Welp, NCIS fans — while it was fun to imagine for a minute that Pauley Perrette was leaving the crime procedural for benign reasons, new developments suggest otherwise. In response to Perrette's recent vague tweets alleging "multiple physical assaults" on set, CBS has responded. And their feedback? Well, it feels a bit dismissive.
On Tuesday, the network issued a statement to The Hollywood Reporter addressing Perrette's recent tweetstorm, saying, "Pauley Perrette had a terrific run on NCIS and we are all going to miss her. Over a year ago, Pauley came to us with a workplace concern. We took the matter seriously and worked with her to find a resolution. We are committed to a safe work environment on all our shows."
Perrette, who played beloved fan favorite Abby Sciuto for 15 seasons, suggested in the tweets that she left NCIS not due to a workplace concern but rather a pattern of abuse. Although she claimed a "very rich, very powerful publicity 'machine'" was keeping her silent, Perrette's follow-up to CBS Wednesday makes it seem as though she wasn't alluding to the network.
I want to thank my studio and network CBS They have always been so good to me and always had my back.— Pauley Perrette (@PauleyP) May 16, 2018
"I want to thank my studio and network CBS They have always been so good to me and always had my back," she wrote on Monday night, sounding very different in tone from earlier tweets, including the following tweet:
Maybe I'm wrong for not "spilling the beans" Telling the story, THE TRUTH. I feel I have to protect my crew, jobs and so many people. But at what cost? I.don't know. Just know, I'm trying to do the right thing, but maybe silence isn't the right thing about crime. I'm... Just... ?— Pauley Perrette (@PauleyP) May 13, 2018
However, with so few details concerning Perrette's initial allegations, nothing can be ruled out yet. Is it possible the actor's response proves the rich and powerful machine she spoke of is coercing her into remaining quiet? Fans seem to think it's a possibility, asking the star on Twitter for more "transparency" and to "stand up for herself" publicly.
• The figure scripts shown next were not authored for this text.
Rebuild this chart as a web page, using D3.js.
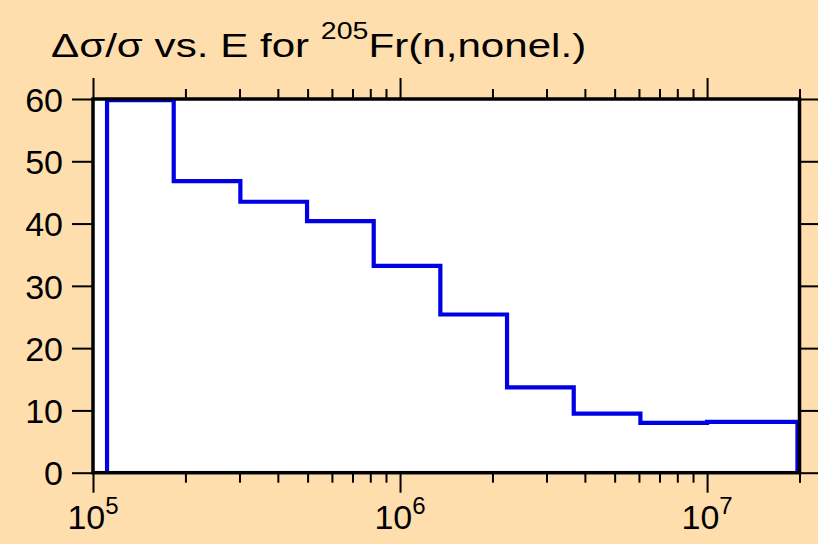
<!DOCTYPE html>
<html><head><meta charset="utf-8">
<script src="https://cdn.jsdelivr.net/npm/d3@7"></script>
<style>body{margin:0;background:#FFDEAD;} svg{display:block;font-family:"Liberation Sans",Arial,sans-serif}</style>
</head><body><svg id="c" width="818" height="544"></svg>
<script>
// Bin edges (eV) and relative uncertainty (%) per bin
const edges = [1.111e5, 1.832e5, 3.020e5, 4.979e5, 8.209e5, 1.353e6, 2.231e6, 3.679e6, 6.065e6, 1.0e7, 1.97e7];
const values = [59.8, 46.8, 43.5, 40.4, 33.2, 25.4, 13.7, 9.5, 8.0, 8.15];
const yTicks = [0, 10, 20, 30, 40, 50, 60];
const xMajor = [1e5, 1e6, 1e7];
const xLabelBase = ["10", "10", "10"];
const xLabelExp = ["5", "6", "7"];
const titleMain = "\u0394\u03c3/\u03c3 vs. E for ";
const titleSup = "205";
const titleRest = "Fr(n,nonel.)";

const svg = d3.select("#c");
const L = 93, R = 799.5, T = 99, B = 472.7;
const x = d3.scaleLog().domain([1e5, 2e7]).range([L, R]);
const y = d3.scaleLinear().domain([0, 60]).range([B, T]);

svg.append("rect").attr("x", L).attr("y", T).attr("width", R - L).attr("height", B - T).attr("fill", "#fff");

// minor ticks
const xMinor = [];
for (let d = 1e5; d <= 1e7; d *= 10) for (let m = 2; m <= 9; m++) if (d * m <= 2e7) xMinor.push(d * m);
xMinor.push(2e7);

function styleAxis(g) {
  g.select(".domain").remove();
  g.selectAll(".tick line").attr("stroke", "#000").attr("stroke-width", 2);
}
svg.append("g").attr("transform", `translate(0,${B})`).call(d3.axisBottom(x).tickValues(xMinor).tickSize(10).tickFormat("")).call(styleAxis);
svg.append("g").attr("transform", `translate(0,${B})`).call(d3.axisBottom(x).tickValues(xMajor).tickSize(20).tickFormat("")).call(styleAxis);
svg.append("g").attr("transform", `translate(0,${T})`).call(d3.axisTop(x).tickValues(xMinor).tickSize(10).tickFormat("")).call(styleAxis);
svg.append("g").attr("transform", `translate(0,${T})`).call(d3.axisTop(x).tickValues(xMajor).tickSize(21).tickFormat("")).call(styleAxis);
const gl = svg.append("g").attr("transform", `translate(${L},0)`).call(d3.axisLeft(y).tickValues(yTicks).tickSize(21).tickPadding(9).tickFormat(d3.format("d"))).call(styleAxis);
gl.selectAll(".tick text").attr("font-size", 34).attr("fill", "#000").attr("font-family", "Liberation Sans, Arial, sans-serif").attr("dy", "0.36em");
svg.append("g").attr("transform", `translate(${R},0)`).call(d3.axisRight(y).tickValues(yTicks).tickSize(20).tickFormat("")).call(styleAxis);

// x labels with superscripts
xMajor.forEach((v, i) => {
  const t = svg.append("text").attr("x", x(v)).attr("y", 529).attr("text-anchor", "middle").attr("font-size", 34).attr("fill", "#000");
  t.append("tspan").text(xLabelBase[i]);
  t.append("tspan").attr("font-size", 24).attr("dy", -15).text(xLabelExp[i]);
});

// step line
const pts = [[edges[0], 0]];
values.forEach((v, i) => { pts.push([edges[i], v]); pts.push([edges[i + 1], v]); });
pts.push([edges[edges.length - 1], 0]);
svg.append("path").datum(pts)
  .attr("d", d3.line().x(d => x(d[0])).y(d => y(d[1])))
  .attr("fill", "none").attr("stroke", "#0000e6").attr("stroke-width", 4.2).attr("stroke-linejoin", "miter").attr("stroke-linecap", "butt");

// frame
svg.append("rect").attr("x", L).attr("y", T).attr("width", R - L).attr("height", B - T).attr("fill", "none").attr("stroke", "#000").attr("stroke-width", 3.5);

// title
const tt = svg.append("text").attr("transform", "translate(51,57) scale(1.24,1)").attr("font-size", 34).attr("fill", "#000");
tt.append("tspan").text(titleMain);
tt.append("tspan").attr("font-size", 23).attr("dy", -18).text(titleSup);
tt.append("tspan").attr("dy", 18).text(titleRest);
</script></body></html>
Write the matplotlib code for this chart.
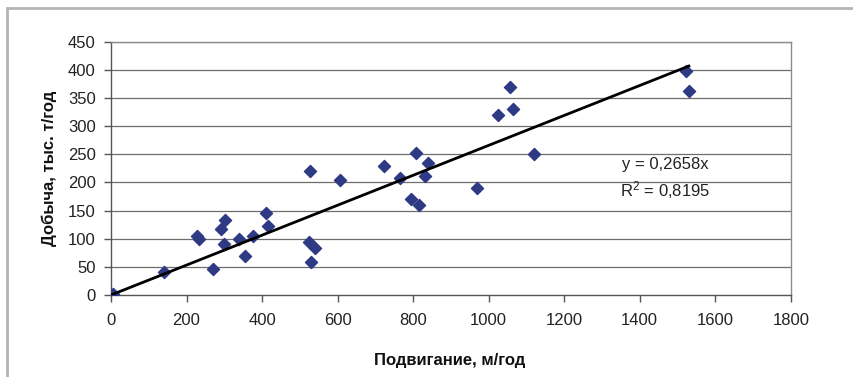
import matplotlib
matplotlib.use('Agg')
import matplotlib.pyplot as plt
from matplotlib.patches import Rectangle
import numpy as np

# подвигание, м/год
advance = [6, 141, 227, 232, 269, 291, 303, 299, 340, 354, 376, 411, 416,
           526, 524, 539, 530, 605, 723, 764, 808, 840, 832, 794, 816,
           970, 1121, 1025, 1057, 1064, 1522, 1530]
# добыча, тыс. т/год
output = [1, 41, 105, 99, 47, 117, 134, 90, 99, 69, 105, 145, 123,
          220, 95, 84, 59, 205, 230, 208, 253, 235, 212, 170, 160,
          190, 250, 320, 369, 330, 398, 362]

slope = 0.2658
r2 = 0.8195

x_ticks = [0, 200, 400, 600, 800, 1000, 1200, 1400, 1600, 1800]
y_ticks = [0, 50, 100, 150, 200, 250, 300, 350, 400, 450]

plt.rcParams['font.family'] = ['Liberation Sans', 'DejaVu Sans']

fig = plt.figure(figsize=(8.54, 3.77), dpi=100)
ax = fig.add_axes([0.130, 0.2175, 0.796, 0.672])

# grey frame like in the excel export
frame = Rectangle((7 / 854, -0.05), 1.0, 1.0 - 8 / 377 + 0.05,
                  transform=fig.transFigure, fill=False,
                  edgecolor='#b4b4b4', linewidth=2.0, clip_on=False)
fig.patches.append(frame)

ax.set_xlim(0, 1800)
ax.set_ylim(0, 450)
ax.set_xticks(x_ticks)
ax.set_yticks(y_ticks)

for yv in y_ticks[1:]:
    ax.axhline(yv, color='#6e6e6e', linewidth=0.9, zorder=1)

ax.scatter(advance, output, marker='D', s=38, color='#2f3a85',
           edgecolors='#2f3a85', zorder=3)

xs = np.array([0, max(advance)])
ax.plot(xs, slope * xs, color='black', linewidth=2.0, zorder=4)

ax.text(1467, 231, 'y = ' + f'{slope}'.replace('.', ',') + 'x', fontsize=12,
        ha='center', va='center', color='#222222')
ax.text(1467, 187, '$\\mathregular{R^2}$ = ' + f'{r2}'.replace('.', ','),
        fontsize=12, ha='center', va='center', color='#222222')

for side in ['top', 'right']:
    ax.spines[side].set_color('#8c8c8c')
ax.spines['left'].set_color('#555555')
ax.spines['bottom'].set_color('#555555')
for sp in ax.spines.values():
    sp.set_linewidth(1.0)

ax.tick_params(axis='both', direction='out', length=5, width=1,
               color='#555555', labelsize=12, labelcolor='#222222')
ax.tick_params(axis='x', pad=8)
ax.tick_params(axis='y', pad=6)

ax.set_xlabel('Подвигание, м/год', fontsize=12, fontweight='bold', color='#111111')
ax.set_ylabel('Добыча, тыс. т/год', fontsize=12, fontweight='bold', color='#111111')
ax.xaxis.set_label_coords(0.498, -0.228)
ax.yaxis.set_label_coords(-0.08, 0.5)

fig.savefig('out.png', dpi=100)
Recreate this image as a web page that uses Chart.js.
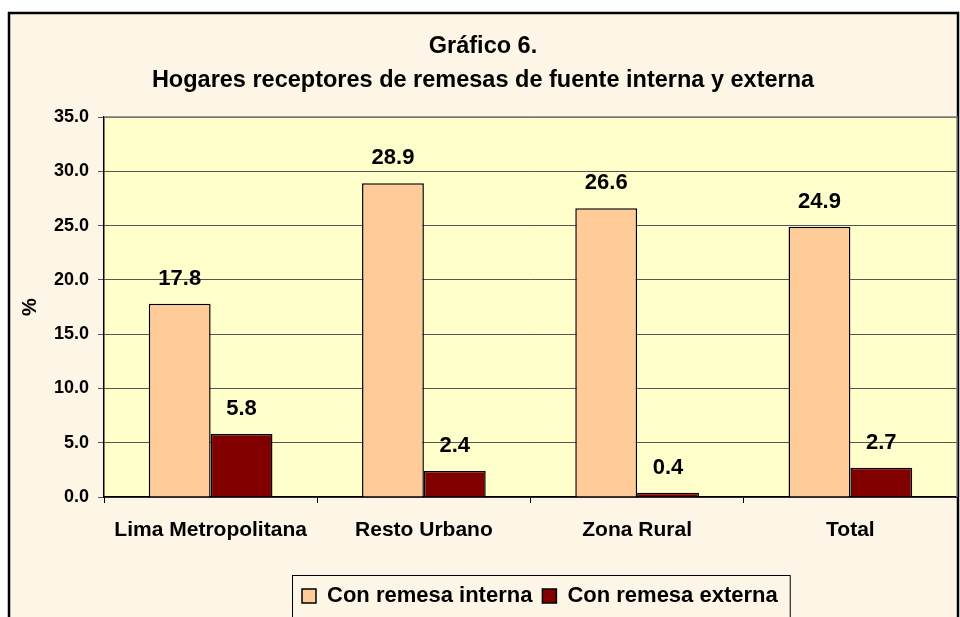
<!DOCTYPE html>
<html>
<head>
<meta charset="utf-8">
<title>Gráfico 6</title>
<script src="https://cdn.jsdelivr.net/npm/chart.js@4"></script>
<style>
  html, body { margin: 0; padding: 0; background: #fff; }
  #wrap { width: 960px; height: 617px; }
</style>
</head>
<body>
<div id="wrap"><canvas id="chart" width="960" height="617"></canvas></div>
<script>
// datos
var categorias = ['Lima Metropolitana', 'Resto Urbano', 'Zona Rural', 'Total'];
var remesaInterna = [17.8, 28.9, 26.6, 24.9];
var remesaExterna = [5.8, 2.4, 0.4, 2.7];
var ticksY = [0, 5, 10, 15, 20, 25, 30, 35];
var titulo = ['Gráfico 6.', 'Hogares receptores de remesas de fuente interna y externa'];

var FONT = "'Liberation Sans', Arial, sans-serif";

// fondo del marco y del area de trazado
var fondo = {
  id: 'fondo',
  afterLayout: function(chart) {
    // la leyenda del original no esta centrada, empieza hacia x=302
    var lg = chart.legend;
    if (!lg || !lg.lineWidths) return;
    var pad = lg.options.labels.padding;
    var inicio = (lg.left + pad + lg.right - lg.lineWidths[0]) / 2;
    var dx = 302 - inicio;
    lg.left += dx;
    lg.right += dx;
  },
  beforeDraw: function(chart) {
    var ctx = chart.ctx, a = chart.chartArea;
    ctx.save();
    ctx.fillStyle = '#ffffff';
    ctx.fillRect(0, 0, chart.width, chart.height);
    ctx.fillStyle = '#FDF5E6';
    ctx.fillRect(9, 13, 949, chart.height);
    ctx.strokeStyle = '#000';
    ctx.lineWidth = 2.5;
    ctx.strokeRect(9, 13, 949, chart.height + 10);
    ctx.fillStyle = '#FFFFCC';
    ctx.fillRect(a.left, a.top, a.right - a.left, a.bottom - a.top);
    ctx.restore();
  },
  afterDraw: function(chart) {
    var ctx = chart.ctx, a = chart.chartArea;
    ctx.save();
    // borde superior y derecho del area
    ctx.strokeStyle = '#808080';
    ctx.lineWidth = 1.5;
    ctx.beginPath();
    ctx.moveTo(a.left, a.top);
    ctx.lineTo(a.right, a.top);
    ctx.lineTo(a.right, a.bottom);
    ctx.stroke();
    // caja de la leyenda
    var hb = chart.legend.legendHitBoxes;
    if (hb && hb.length) {
      var l = hb[0].left - 10, r = hb[hb.length - 1].left + hb[hb.length - 1].width + 12;
      var t = hb[0].top - 10;
      ctx.strokeStyle = '#000';
      ctx.lineWidth = 1;
      ctx.strokeRect(l + 0.5, t + 0.5, r - l, chart.height);
    }
    ctx.restore();
  }
};

// etiquetas de valor encima de las barras
var etiquetas = {
  id: 'etiquetas',
  afterDatasetsDraw: function(chart) {
    var ctx = chart.ctx;
    ctx.save();
    ctx.font = 'bold 22px ' + FONT;
    ctx.fillStyle = '#000';
    ctx.textAlign = 'center';
    ctx.textBaseline = 'middle';
    chart.data.datasets.forEach(function(ds, i) {
      chart.getDatasetMeta(i).data.forEach(function(bar, j) {
        ctx.fillText(ds.data[j].toFixed(1), bar.x, bar.y - 25);
      });
    });
    ctx.restore();
  }
};

new Chart(document.getElementById('chart'), {
  type: 'bar',
  data: {
    labels: categorias,
    datasets: [
      { label: 'Con remesa interna', data: remesaInterna, backgroundColor: '#FFCC99',
        borderColor: '#000', borderWidth: 1.5 },
      { label: 'Con remesa externa', data: remesaExterna, backgroundColor: '#800000',
        borderColor: '#000', borderWidth: 1.5 }
    ]
  },
  options: {
    responsive: false,
    animation: false,
    layout: { padding: { left: 9, right: 3, top: 0, bottom: 0 } },
    datasets: { bar: { categoryPercentage: 0.58, barPercentage: 1.0 } },
    plugins: {
      title: {
        display: true,
        text: titulo,
        color: '#000',
        font: { family: FONT, size: 23.5, weight: 'bold', lineHeight: 1.447 },
        padding: { top: 30, bottom: 19 }
      },
      legend: {
        position: 'bottom',
        labels: {
          color: '#000',
          font: { family: FONT, size: 22, weight: 'bold' },
          boxWidth: 14, boxHeight: 14, padding: 10,
          useBorderRadius: false
        }
      },
      tooltip: { enabled: false }
    },
    scales: {
      x: {
        afterFit: function(scale) { scale.height = 78; },
        grid: { display: true, drawOnChartArea: false, drawTicks: true, tickLength: 6, color: '#000', offset: true },
        border: { display: true, color: '#000', width: 1.5 },
        ticks: { color: '#000', font: { family: FONT, size: 21, weight: 'bold' }, padding: 15, maxRotation: 0 }
      },
      y: {
        min: 0, max: 35,
        afterFit: function(scale) { scale.width = 95; },
        afterBuildTicks: function(scale) { scale.ticks = ticksY.map(function(v) { return { value: v }; }); },
        grid: { color: '#555', lineWidth: 1, tickLength: 6, drawTicks: true },
        border: { display: true, color: '#000', width: 1.5 },
        ticks: {
          color: '#000', padding: 9,
          font: { family: FONT, size: 18, weight: 'bold' },
          callback: function(v) { return Number(v).toFixed(1); }
        },
        title: {
          display: true, text: '%', color: '#000',
          font: { family: FONT, size: 20, weight: 'bold' },
          padding: { top: 9, bottom: 0 }
        }
      }
    }
  },
  plugins: [fondo, etiquetas]
});
</script>
</body>
</html>
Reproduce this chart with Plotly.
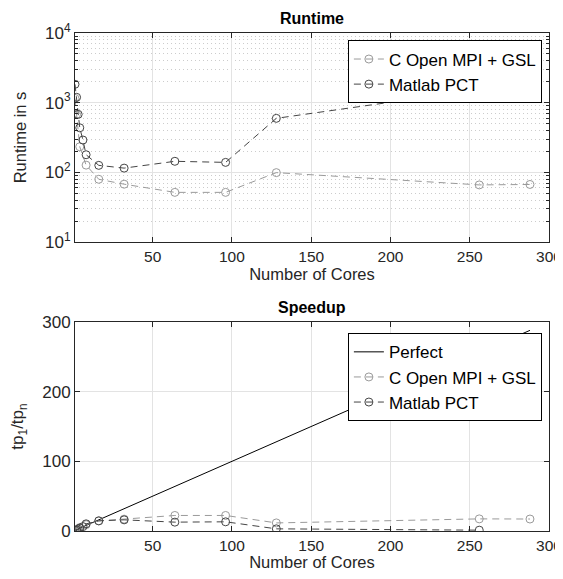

Of course, it's important to remember that Perrette is a victim, and it can take time for victims to truly feel safe enough to come forward. Even in the midst of the #MeToo movement, women continue to be persecuted for bringing allegations to light. It's an unimaginable battle to have to face on top of the actual assault or abuse itself.
Perrette's journey of disclosure only just began in October 2017, when she tweeted her own #MeToo story. Revealing that she'd lost her virginity at the age of 15 when she was raped by a football player, Perrette opened up about how that assault had a ripple effect on the rest of her life.
I never met THAT Harvey Weinstein But I sure do know him. In different shapes, sizes and names... pic.twitter.com/nXqkxUOLSz— Pauley Perrette (@PauleyP) October 13, 2017
"My rape led me into a series of abusive relationships, terrible self-worth and self-blame, dismissing a few groping incidents, allowing myself to be bullied by a powerful man for way too long in a work environment until I finally said ENOUGH," she wrote, adding that it is imperative to dismantle "the illusion of power that makes abusers think they are untouchable."
If there is a silver lining to be found in this sad situation, perhaps it is action. Now that the friction between Perrette and CBS has become public fodder, hopefully, the network will address more thoroughly what steps they intend to take to protect people from such abuse in the future.